"""

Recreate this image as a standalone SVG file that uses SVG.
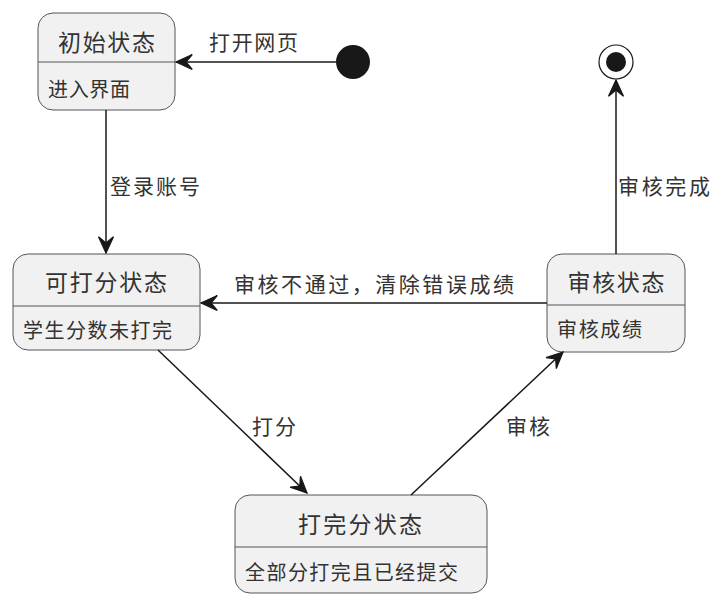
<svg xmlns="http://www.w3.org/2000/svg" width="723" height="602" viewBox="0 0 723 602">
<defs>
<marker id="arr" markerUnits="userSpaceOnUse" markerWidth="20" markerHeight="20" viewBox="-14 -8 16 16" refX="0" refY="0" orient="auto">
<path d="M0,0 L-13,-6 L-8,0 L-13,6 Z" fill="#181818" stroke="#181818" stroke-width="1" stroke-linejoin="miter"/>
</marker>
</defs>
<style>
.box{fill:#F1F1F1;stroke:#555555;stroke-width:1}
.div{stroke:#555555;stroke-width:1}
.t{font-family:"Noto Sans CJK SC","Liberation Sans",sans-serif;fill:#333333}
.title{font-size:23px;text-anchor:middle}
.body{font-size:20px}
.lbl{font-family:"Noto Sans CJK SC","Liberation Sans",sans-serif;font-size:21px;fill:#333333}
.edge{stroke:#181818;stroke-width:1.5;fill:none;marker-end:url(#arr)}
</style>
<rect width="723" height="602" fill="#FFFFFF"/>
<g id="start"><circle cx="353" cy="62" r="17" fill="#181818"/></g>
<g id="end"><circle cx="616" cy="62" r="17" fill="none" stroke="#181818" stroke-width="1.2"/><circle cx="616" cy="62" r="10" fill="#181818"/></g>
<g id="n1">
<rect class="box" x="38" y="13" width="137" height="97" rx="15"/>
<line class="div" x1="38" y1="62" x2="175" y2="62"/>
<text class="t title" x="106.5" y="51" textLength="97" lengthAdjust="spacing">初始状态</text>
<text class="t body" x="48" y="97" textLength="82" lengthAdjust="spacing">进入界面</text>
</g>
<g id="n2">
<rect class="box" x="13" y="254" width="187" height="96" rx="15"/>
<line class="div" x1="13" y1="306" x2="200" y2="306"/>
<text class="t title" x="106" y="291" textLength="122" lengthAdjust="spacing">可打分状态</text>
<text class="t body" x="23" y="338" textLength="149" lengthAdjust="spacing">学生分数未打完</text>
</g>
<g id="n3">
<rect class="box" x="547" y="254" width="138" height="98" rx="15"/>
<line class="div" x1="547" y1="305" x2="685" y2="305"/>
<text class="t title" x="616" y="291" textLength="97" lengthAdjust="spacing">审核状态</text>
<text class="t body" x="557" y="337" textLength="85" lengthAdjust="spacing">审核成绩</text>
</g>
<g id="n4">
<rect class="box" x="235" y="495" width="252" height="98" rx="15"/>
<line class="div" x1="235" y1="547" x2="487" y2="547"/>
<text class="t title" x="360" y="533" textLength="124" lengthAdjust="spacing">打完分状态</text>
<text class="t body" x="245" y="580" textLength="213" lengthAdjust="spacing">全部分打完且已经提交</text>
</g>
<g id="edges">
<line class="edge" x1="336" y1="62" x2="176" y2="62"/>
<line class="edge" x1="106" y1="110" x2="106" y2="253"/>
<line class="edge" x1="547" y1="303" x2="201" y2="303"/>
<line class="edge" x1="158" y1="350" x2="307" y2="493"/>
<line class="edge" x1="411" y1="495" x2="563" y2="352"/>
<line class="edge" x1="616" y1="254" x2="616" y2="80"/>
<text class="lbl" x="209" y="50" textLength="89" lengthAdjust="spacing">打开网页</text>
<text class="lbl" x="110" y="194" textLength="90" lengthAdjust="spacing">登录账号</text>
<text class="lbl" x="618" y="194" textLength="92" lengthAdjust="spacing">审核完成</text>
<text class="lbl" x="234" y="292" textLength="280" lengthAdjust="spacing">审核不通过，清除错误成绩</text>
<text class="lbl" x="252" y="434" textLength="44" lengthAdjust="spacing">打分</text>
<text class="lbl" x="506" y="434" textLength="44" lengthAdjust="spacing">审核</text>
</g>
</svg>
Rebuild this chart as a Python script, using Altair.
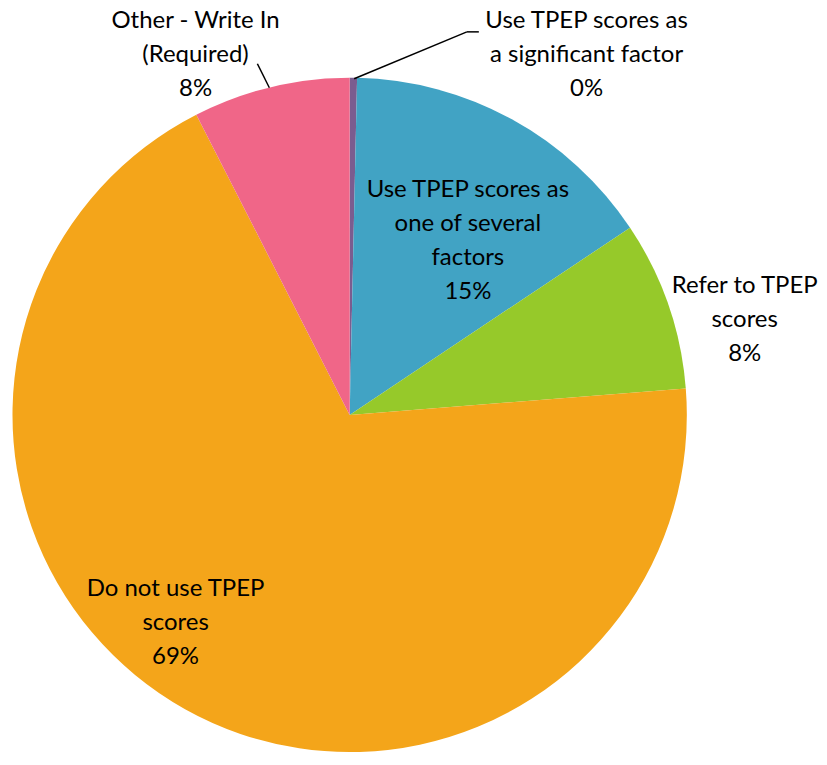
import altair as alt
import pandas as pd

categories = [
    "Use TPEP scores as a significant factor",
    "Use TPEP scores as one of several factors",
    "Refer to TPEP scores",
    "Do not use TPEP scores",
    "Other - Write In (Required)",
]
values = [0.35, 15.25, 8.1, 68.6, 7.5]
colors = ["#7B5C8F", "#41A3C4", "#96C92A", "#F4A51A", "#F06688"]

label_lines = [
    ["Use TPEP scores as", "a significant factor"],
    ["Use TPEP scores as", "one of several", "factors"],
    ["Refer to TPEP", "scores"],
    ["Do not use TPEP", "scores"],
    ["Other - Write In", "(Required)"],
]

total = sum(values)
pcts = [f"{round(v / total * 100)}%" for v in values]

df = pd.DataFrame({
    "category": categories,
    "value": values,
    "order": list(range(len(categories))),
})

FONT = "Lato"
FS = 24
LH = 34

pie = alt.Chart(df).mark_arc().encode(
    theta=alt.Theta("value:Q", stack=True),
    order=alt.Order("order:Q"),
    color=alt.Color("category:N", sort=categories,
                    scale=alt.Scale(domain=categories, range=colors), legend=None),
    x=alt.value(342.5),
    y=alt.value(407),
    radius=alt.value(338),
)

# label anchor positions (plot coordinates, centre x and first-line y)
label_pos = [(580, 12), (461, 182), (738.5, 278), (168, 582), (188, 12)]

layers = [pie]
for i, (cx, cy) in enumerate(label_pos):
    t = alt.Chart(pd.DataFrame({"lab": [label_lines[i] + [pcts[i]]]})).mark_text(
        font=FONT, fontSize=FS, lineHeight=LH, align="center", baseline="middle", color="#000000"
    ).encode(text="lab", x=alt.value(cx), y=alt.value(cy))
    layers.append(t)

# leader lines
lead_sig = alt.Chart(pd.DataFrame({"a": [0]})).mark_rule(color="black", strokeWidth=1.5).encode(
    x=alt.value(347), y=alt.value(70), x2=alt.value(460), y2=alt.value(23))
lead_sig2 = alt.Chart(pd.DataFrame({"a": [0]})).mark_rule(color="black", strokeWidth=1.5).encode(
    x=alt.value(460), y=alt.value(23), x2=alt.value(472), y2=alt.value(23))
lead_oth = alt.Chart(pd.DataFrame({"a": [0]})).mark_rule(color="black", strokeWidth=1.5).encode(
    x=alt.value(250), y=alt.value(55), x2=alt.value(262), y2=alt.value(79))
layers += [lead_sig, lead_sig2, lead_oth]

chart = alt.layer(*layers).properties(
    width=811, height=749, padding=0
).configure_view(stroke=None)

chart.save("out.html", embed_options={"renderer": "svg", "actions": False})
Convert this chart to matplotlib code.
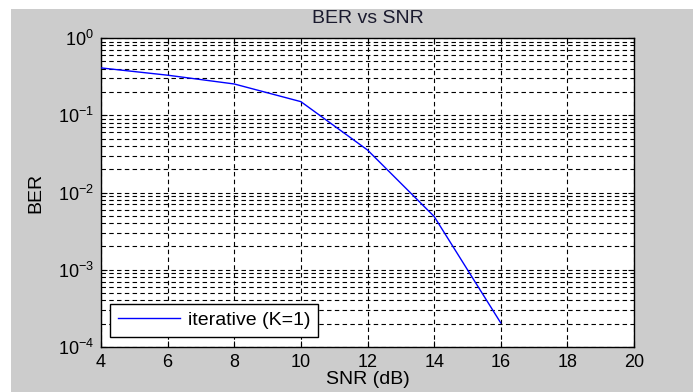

"""

_Problem details_
Leave images out of the retyped records; keep all else exact.

_Output of the task_
Recreate this image as a standalone SVG file that uses SVG.
<svg xmlns="http://www.w3.org/2000/svg" width="723" height="602" viewBox="0 0 723 602">
<defs>
<marker id="arr" markerUnits="userSpaceOnUse" markerWidth="20" markerHeight="20" viewBox="-14 -8 16 16" refX="0" refY="0" orient="auto">
<path d="M0,0 L-13,-6 L-8,0 L-13,6 Z" fill="#181818" stroke="#181818" stroke-width="1" stroke-linejoin="miter"/>
</marker>
</defs>
<style>
.box{fill:#F1F1F1;stroke:#555555;stroke-width:1}
.div{stroke:#555555;stroke-width:1}
.t{font-family:"Noto Sans CJK SC","Liberation Sans",sans-serif;fill:#333333}
.title{font-size:23px;text-anchor:middle}
.body{font-size:20px}
.lbl{font-family:"Noto Sans CJK SC","Liberation Sans",sans-serif;font-size:21px;fill:#333333}
.edge{stroke:#181818;stroke-width:1.5;fill:none;marker-end:url(#arr)}
</style>
<rect width="723" height="602" fill="#FFFFFF"/>
<g id="start"><circle cx="353" cy="62" r="17" fill="#181818"/></g>
<g id="end"><circle cx="616" cy="62" r="17" fill="none" stroke="#181818" stroke-width="1.2"/><circle cx="616" cy="62" r="10" fill="#181818"/></g>
<g id="n1">
<rect class="box" x="38" y="13" width="137" height="97" rx="15"/>
<line class="div" x1="38" y1="62" x2="175" y2="62"/>
<text class="t title" x="106.5" y="51" textLength="97" lengthAdjust="spacing">初始状态</text>
<text class="t body" x="48" y="97" textLength="82" lengthAdjust="spacing">进入界面</text>
</g>
<g id="n2">
<rect class="box" x="13" y="254" width="187" height="96" rx="15"/>
<line class="div" x1="13" y1="306" x2="200" y2="306"/>
<text class="t title" x="106" y="291" textLength="122" lengthAdjust="spacing">可打分状态</text>
<text class="t body" x="23" y="338" textLength="149" lengthAdjust="spacing">学生分数未打完</text>
</g>
<g id="n3">
<rect class="box" x="547" y="254" width="138" height="98" rx="15"/>
<line class="div" x1="547" y1="305" x2="685" y2="305"/>
<text class="t title" x="616" y="291" textLength="97" lengthAdjust="spacing">审核状态</text>
<text class="t body" x="557" y="337" textLength="85" lengthAdjust="spacing">审核成绩</text>
</g>
<g id="n4">
<rect class="box" x="235" y="495" width="252" height="98" rx="15"/>
<line class="div" x1="235" y1="547" x2="487" y2="547"/>
<text class="t title" x="360" y="533" textLength="124" lengthAdjust="spacing">打完分状态</text>
<text class="t body" x="245" y="580" textLength="213" lengthAdjust="spacing">全部分打完且已经提交</text>
</g>
<g id="edges">
<line class="edge" x1="336" y1="62" x2="176" y2="62"/>
<line class="edge" x1="106" y1="110" x2="106" y2="253"/>
<line class="edge" x1="547" y1="303" x2="201" y2="303"/>
<line class="edge" x1="158" y1="350" x2="307" y2="493"/>
<line class="edge" x1="411" y1="495" x2="563" y2="352"/>
<line class="edge" x1="616" y1="254" x2="616" y2="80"/>
<text class="lbl" x="209" y="50" textLength="89" lengthAdjust="spacing">打开网页</text>
<text class="lbl" x="110" y="194" textLength="90" lengthAdjust="spacing">登录账号</text>
<text class="lbl" x="618" y="194" textLength="92" lengthAdjust="spacing">审核完成</text>
<text class="lbl" x="234" y="292" textLength="280" lengthAdjust="spacing">审核不通过，清除错误成绩</text>
<text class="lbl" x="252" y="434" textLength="44" lengthAdjust="spacing">打分</text>
<text class="lbl" x="506" y="434" textLength="44" lengthAdjust="spacing">审核</text>
</g>
</svg>
Rebuild this chart as a Python script, using Altair.
import altair as alt
import pandas as pd

categories = [
    "Use TPEP scores as a significant factor",
    "Use TPEP scores as one of several factors",
    "Refer to TPEP scores",
    "Do not use TPEP scores",
    "Other - Write In (Required)",
]
values = [0.35, 15.25, 8.1, 68.6, 7.5]
colors = ["#7B5C8F", "#41A3C4", "#96C92A", "#F4A51A", "#F06688"]

label_lines = [
    ["Use TPEP scores as", "a significant factor"],
    ["Use TPEP scores as", "one of several", "factors"],
    ["Refer to TPEP", "scores"],
    ["Do not use TPEP", "scores"],
    ["Other - Write In", "(Required)"],
]

total = sum(values)
pcts = [f"{round(v / total * 100)}%" for v in values]

df = pd.DataFrame({
    "category": categories,
    "value": values,
    "order": list(range(len(categories))),
})

FONT = "Lato"
FS = 24
LH = 34

pie = alt.Chart(df).mark_arc().encode(
    theta=alt.Theta("value:Q", stack=True),
    order=alt.Order("order:Q"),
    color=alt.Color("category:N", sort=categories,
                    scale=alt.Scale(domain=categories, range=colors), legend=None),
    x=alt.value(342.5),
    y=alt.value(407),
    radius=alt.value(338),
)

# label anchor positions (plot coordinates, centre x and first-line y)
label_pos = [(580, 12), (461, 182), (738.5, 278), (168, 582), (188, 12)]

layers = [pie]
for i, (cx, cy) in enumerate(label_pos):
    t = alt.Chart(pd.DataFrame({"lab": [label_lines[i] + [pcts[i]]]})).mark_text(
        font=FONT, fontSize=FS, lineHeight=LH, align="center", baseline="middle", color="#000000"
    ).encode(text="lab", x=alt.value(cx), y=alt.value(cy))
    layers.append(t)

# leader lines
lead_sig = alt.Chart(pd.DataFrame({"a": [0]})).mark_rule(color="black", strokeWidth=1.5).encode(
    x=alt.value(347), y=alt.value(70), x2=alt.value(460), y2=alt.value(23))
lead_sig2 = alt.Chart(pd.DataFrame({"a": [0]})).mark_rule(color="black", strokeWidth=1.5).encode(
    x=alt.value(460), y=alt.value(23), x2=alt.value(472), y2=alt.value(23))
lead_oth = alt.Chart(pd.DataFrame({"a": [0]})).mark_rule(color="black", strokeWidth=1.5).encode(
    x=alt.value(250), y=alt.value(55), x2=alt.value(262), y2=alt.value(79))
layers += [lead_sig, lead_sig2, lead_oth]

chart = alt.layer(*layers).properties(
    width=811, height=749, padding=0
).configure_view(stroke=None)

chart.save("out.html", embed_options={"renderer": "svg", "actions": False})
Convert this chart to matplotlib code.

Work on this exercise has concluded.